A new level of anger
For Marques, the fact that so many people, as well as the leadership of Unita, chose to ignore the warning from the government and turn our regardless was very significant.

"A year ago, no-one would have showed up," he said. "But now, they are prepared to stand up to the authorities and that reveals a new level of anger.

"There is a new wave of people finding new solidarity and, in some ways, Ganga, Cassule and Kamunlingue have all become symbols of that, which is exactly what the MPLA didn’t want to happen but has."

Although the largest concentration of people formed in the capital Luanda on Saturday, there were also small pockets of people who tried to protest in other towns and cities around the country, though their attempts were quickly put down.

The New York-based lobby group Human Rights Watch has strongly condemned the reaction of the police who deployed helicopters, dog teams, mounted police and armed patrols, and used tear gas and water cannons.

Its deputy Africa director Leslie Lefkow said: “The government’s killing of an activist and the mass arrests and dispersal with tear gas of peaceful protesters is only increasing public discontent. Opposition parties and activists have every right to peacefully protest alleged murders by security forces and to call for justice.”

Lefkow urged a full investigation into the fatal shooting of Ganga and into allegations that a human rights lawyer was also manhandled by police officers on the day of the protest.

More protests
In an interview with Reuters this week, Unita’s leader, Isaias Samakuva, said more protests were likely.

“We are left with no other way than to go to the streets. Maybe then they [the ruling MPLA party] will listen to us,” he said.

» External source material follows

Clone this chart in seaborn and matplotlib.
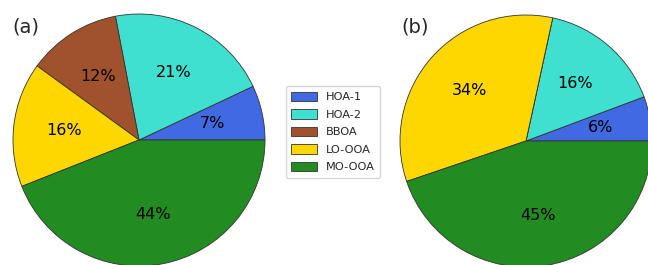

Investors, including many in South Africa, will be watching developments closely. They will be hoping that the oil-rich country, which since the end of the civil war in 2002 has offered businesses rich rewards, manages to contain this anger and it that it does not spill over into sustained civil unrest.

Angola’s long-serving president, José Eduardo dos Santos, will also be watching carefully. Currently in Spain on a “private visit”, which many believe relates to his allegedly deteriorating health, the 71-year-old is understood to be planning his exit from power after 34 years at the helm.

Should he decide to leave office before the next election in 2017, Vice-president Manuel Vicente, the former chief executive of the county’s powerful oil company Sonangol, would take over. However, neither this recent protest nor the way it has been handled is doing much to create a smooth exit.